● **What the task asks**:
Gather every line holding the string "with".

● **Data**:
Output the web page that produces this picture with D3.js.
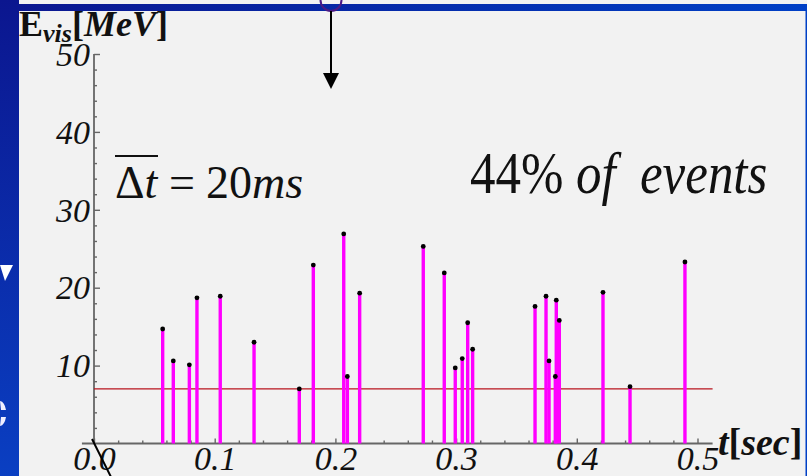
<!DOCTYPE html>
<html>
<head>
<meta charset="utf-8">
<script src="https://cdn.jsdelivr.net/npm/d3@7"></script>
<style>
  html, body { margin: 0; padding: 0; background: #f2f2f2; }
  svg { display: block; }
  .serif { font-family: "Liberation Serif", "DejaVu Serif", serif; }
</style>
</head>
<body>
<svg id="chart" width="807" height="476"></svg>
<script>
// Event arrival times (s) and visible energies (MeV)
const times = [0.0569, 0.0657, 0.0790, 0.0853, 0.1046, 0.1326, 0.1701, 0.1817, 0.2069, 0.2099,
               0.2201, 0.2728, 0.2902, 0.2993, 0.3051, 0.3096, 0.3137, 0.3654, 0.3745, 0.3770,
               0.3822, 0.3830, 0.3855, 0.4217, 0.4441, 0.4896];
const energies = [14.7, 10.6, 10.1, 18.7, 18.9, 13.0, 7.0, 22.9, 26.9, 8.6,
                  19.3, 25.3, 21.9, 9.7, 10.9, 15.5, 12.1, 17.6, 18.9, 10.6,
                  8.6, 18.4, 15.8, 19.4, 7.3, 23.3];
const threshold = 7;
const xTickValues = [0, 0.1, 0.2, 0.3, 0.4, 0.5];
const xMinorValues = [0.02, 0.04, 0.06, 0.08, 0.12, 0.14, 0.16, 0.18, 0.22, 0.24, 0.26, 0.28,
                      0.32, 0.34, 0.36, 0.38, 0.42, 0.44, 0.46, 0.48];
const yTickValues = [10, 20, 30, 40, 50];
const yMinorValues = [2, 4, 6, 8, 12, 14, 16, 18, 22, 24, 26, 28, 32, 34, 36, 38, 42, 44, 46, 48];

const svg = d3.select("#chart");
const W = 807, H = 476;

const x = d3.scaleLinear().domain([0, 0.5]).range([94, 697.5]);
const y = d3.scaleLinear().domain([0, 50]).range([443.5, 54]);

// slide background
svg.append("rect").attr("width", W).attr("height", H).attr("fill", "#f2f2f2");

const defs = svg.append("defs");
const gTop = defs.append("linearGradient").attr("id", "bandTop").attr("x1", 0).attr("x2", 1).attr("y1", 0).attr("y2", 0);
gTop.append("stop").attr("offset", "0%").attr("stop-color", "#0b168f");
gTop.append("stop").attr("offset", "100%").attr("stop-color", "#0040c6");
const gLeft = defs.append("linearGradient").attr("id", "bandLeft").attr("x1", 0).attr("x2", 0).attr("y1", 0).attr("y2", 1);
gLeft.append("stop").attr("offset", "0%").attr("stop-color", "#0b168f");
gLeft.append("stop").attr("offset", "100%").attr("stop-color", "#0a3fc2");

// plot group
const plot = svg.append("g");

// y axis: major and minor ticks pointing into the plot
const axisColor = "#666";
const yMajor = plot.append("g").attr("transform", `translate(${x(0)},0)`)
  .call(d3.axisLeft(y).tickValues(yTickValues).tickSize(-6).tickSizeOuter(0).tickPadding(5)
        .tickFormat(d3.format("d")));
const yMinor = plot.append("g").attr("transform", `translate(${x(0)},0)`)
  .call(d3.axisLeft(y).tickValues(yMinorValues).tickSize(-3).tickSizeOuter(0).tickFormat(""));
const xMajor = plot.append("g").attr("transform", `translate(0,${y(0)})`)
  .call(d3.axisBottom(x).tickValues(xTickValues).tickSize(-5).tickSizeOuter(0).tickPadding(4)
        .tickFormat(d3.format(".1f")));
const xMinor = plot.append("g").attr("transform", `translate(0,${y(0)})`)
  .call(d3.axisBottom(x).tickValues(xMinorValues).tickSize(-3).tickSizeOuter(0).tickFormat(""));

[yMajor, yMinor, xMajor, xMinor].forEach(g => {
  g.attr("font-family", null);
  g.select(".domain").remove();
  g.selectAll(".tick line").attr("stroke", axisColor).attr("stroke-width", 1.4);
});
yMajor.selectAll(".tick text").attr("class", "serif")
  .attr("font-style", "italic").attr("font-size", 34)
  .attr("fill", "#111").attr("x", -4).attr("dy", "0.33em");
xMajor.selectAll(".tick text").attr("class", "serif")
  .attr("font-style", "italic").attr("font-size", 34)
  .attr("fill", "#111").attr("dy", "0.66em");

// axis lines
plot.append("line")
  .attr("x1", x(0)).attr("x2", x(0)).attr("y1", y(50)).attr("y2", y(0))
  .attr("stroke", axisColor).attr("stroke-width", 1.8);
plot.append("line")
  .attr("x1", x(-0.01)).attr("x2", x(0.5125)).attr("y1", y(0)).attr("y2", y(0))
  .attr("stroke", axisColor).attr("stroke-width", 1.8);

// threshold line
plot.append("line")
  .attr("x1", x(0)).attr("x2", x(0.5125)).attr("y1", y(threshold)).attr("y2", y(threshold))
  .attr("stroke", "#b8141e").attr("stroke-width", 1.2);

// event stems and markers
const events = times.map((t, i) => ({ t, e: energies[i] }));
plot.selectAll("line.stem").data(events).join("line").attr("class", "stem")
  .attr("x1", d => x(d.t)).attr("x2", d => x(d.t))
  .attr("y1", y(0)).attr("y2", d => y(d.e))
  .attr("stroke", "#ff00ff").attr("stroke-width", 3.4);
plot.selectAll("circle.pt").data(events).join("circle").attr("class", "pt")
  .attr("cx", d => x(d.t)).attr("cy", d => y(d.e)).attr("r", 2.4)
  .attr("fill", "#000");

// slash mark at the origin
plot.append("line")
  .attr("x1", 92).attr("y1", 439).attr("x2", 111).attr("y2", 477)
  .attr("stroke", "#000").attr("stroke-width", 2);

// axis titles
const ylab = svg.append("text").attr("class", "serif").attr("x", 19).attr("y", 36)
  .attr("font-weight", "bold").attr("font-size", 36).attr("fill", "#111");
ylab.append("tspan").text("E");
ylab.append("tspan").attr("font-size", 26).attr("font-style", "italic").attr("dy", 6).text("vis");
ylab.append("tspan").attr("dy", -6).text("[");
ylab.append("tspan").attr("font-style", "italic").text("MeV");
ylab.append("tspan").text("]");

const xlab = svg.append("text").attr("class", "serif").attr("x", 718).attr("y", 455)
  .attr("font-weight", "bold").attr("font-size", 38).attr("fill", "#111");
xlab.append("tspan").attr("font-style", "italic").text("t");
xlab.append("tspan").text("[");
xlab.append("tspan").attr("font-style", "italic").text("sec");
xlab.append("tspan").text("]");

// mean interval annotation
const dt = svg.append("text").attr("class", "serif").attr("y", 198)
  .attr("font-size", 46).attr("font-weight", "normal").attr("fill", "#111");
dt.append("tspan").attr("x", 115).text("Δ");
dt.append("tspan").attr("font-style", "italic").text("t");
dt.append("tspan").attr("x", 169).text("=");
dt.append("tspan").attr("x", 206).text("20");
dt.append("tspan").attr("font-style", "italic").text("ms");
svg.append("line").attr("x1", 115).attr("x2", 158).attr("y1", 156).attr("y2", 156)
  .attr("stroke", "#111").attr("stroke-width", 2);

// fraction annotation
const frac = svg.append("text").attr("class", "serif").attr("transform", "translate(470,193) scale(1,1.15)")
  .attr("font-size", 51).attr("font-weight", "normal").attr("fill", "#111");
frac.append("tspan").attr("x", 0).text("44%");
frac.append("tspan").attr("x", 106).attr("font-style", "italic").text("of");
frac.append("tspan").attr("x", 170).attr("font-style", "italic").text("events");

// slide frame
svg.append("rect").attr("x", 0).attr("y", 4).attr("width", W).attr("height", 7).attr("fill", "url(#bandTop)");
svg.append("rect").attr("x", 0).attr("y", 0).attr("width", 19).attr("height", H).attr("fill", "url(#bandLeft)");
svg.append("rect").attr("x", 805.5).attr("y", 4).attr("width", 1.5).attr("height", H).attr("fill", "#0040c6");

// fragments of slide bullets on the left band
svg.append("path").attr("d", "M0,265 L13,265 L5,281 Z").attr("fill", "#fff");
svg.append("path").attr("d", "M0,401 A7,13 0 0 1 6,410 L1,410 Z M0,426 A7,13 0 0 0 6,417 L1,417 Z")
  .attr("fill", "#eef");

// callout: ellipse with downward arrow
svg.append("ellipse").attr("cx", 331).attr("cy", 0).attr("rx", 10.5).attr("ry", 11)
  .attr("fill", "none").attr("stroke", "#4a1a86").attr("stroke-width", 2);
svg.append("line").attr("x1", 331).attr("x2", 331).attr("y1", 11).attr("y2", 76)
  .attr("stroke", "#000").attr("stroke-width", 2);
svg.append("path").attr("d", "M323,73 L339,73 L331,89 Z").attr("fill", "#000");
</script>
</body>
</html>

● **Reply to the exercise**:
Output the web page that produces this picture with D3.js.
// callout: ellipse with downward arrow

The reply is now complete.